Meio Ambiente

A criação de animais para consumo é ambientalmente desastrosa. Uma das formas mais eficazes de mudar os nossos hábitos em favor de um meio ambiente mais saudável e equilibrado é, sem dúvida, adotar uma alimentação vegetariana.

Veja, de maneira bastante simples e resumida, o impacto ambiental positivo de tirar a carne do prato mesmo durante apenas 1 dia.

A atividade pecuária exerce enorme pressão sobre quase todos os ecossistemas da Terra. Por exemplo, um estudo recente (2018) publicado na revista Science 1, com colaboração de mais de 130 autores e envolvendo 119 países (dentre estes o Brasil), demonstra que a produção de carnes (incluindo porcos, frango e peixes cultivados), ovos e laticínios usa 83% das terras cultiváveis do planeta (para pastagens e produção de ração) e é responsável pela maioria das emissões de gases de efeito estufa provenientes da produção de alimentos, embora forneça apenas 18% das calorias consumidas globalmente.

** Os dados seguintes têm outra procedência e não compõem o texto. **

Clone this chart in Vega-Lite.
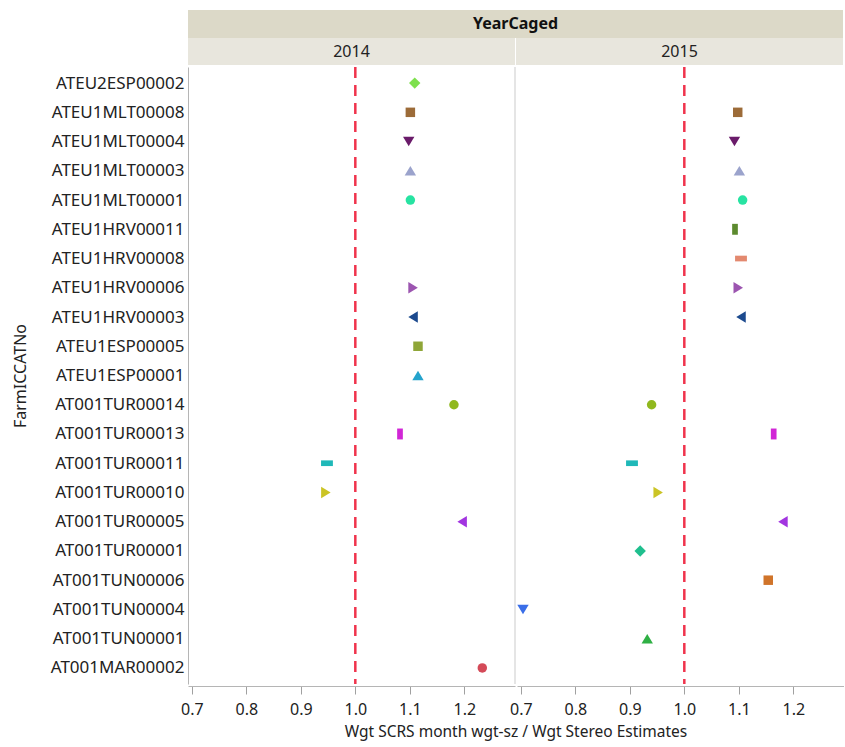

Desmatamento, perda de espécies, poluição das águas e desequilíbrios nos ciclos de nutrientes (principalmente de nitrogênio e fósforo) dos ecossistemas são alguns dos efeitos ambientais colaterais da atividade pecuária, além dos alto níveis de emissões de gases de efeito estufa frequentemente enfatizados. No Brasil, por exemplo, um estudo elaborado pelo Conselho Empresarial Brasileiro para o Desenvolvimento Sustentável (CEBDS) e pela Agência Alemã para a Cooperação Internacional (GIZ), mostrou que para cada R$ 1 milhão de receita da pecuária bovina, são gerados R$ 22 milhões de impactos ambientais 2. Já as operações de abate e processamento de animais em geral custam ao Brasil, em danos ambientais, 371% a mais do que a receita que geram. No caso da aquacultura, a porcentagem sobe para 388% 2.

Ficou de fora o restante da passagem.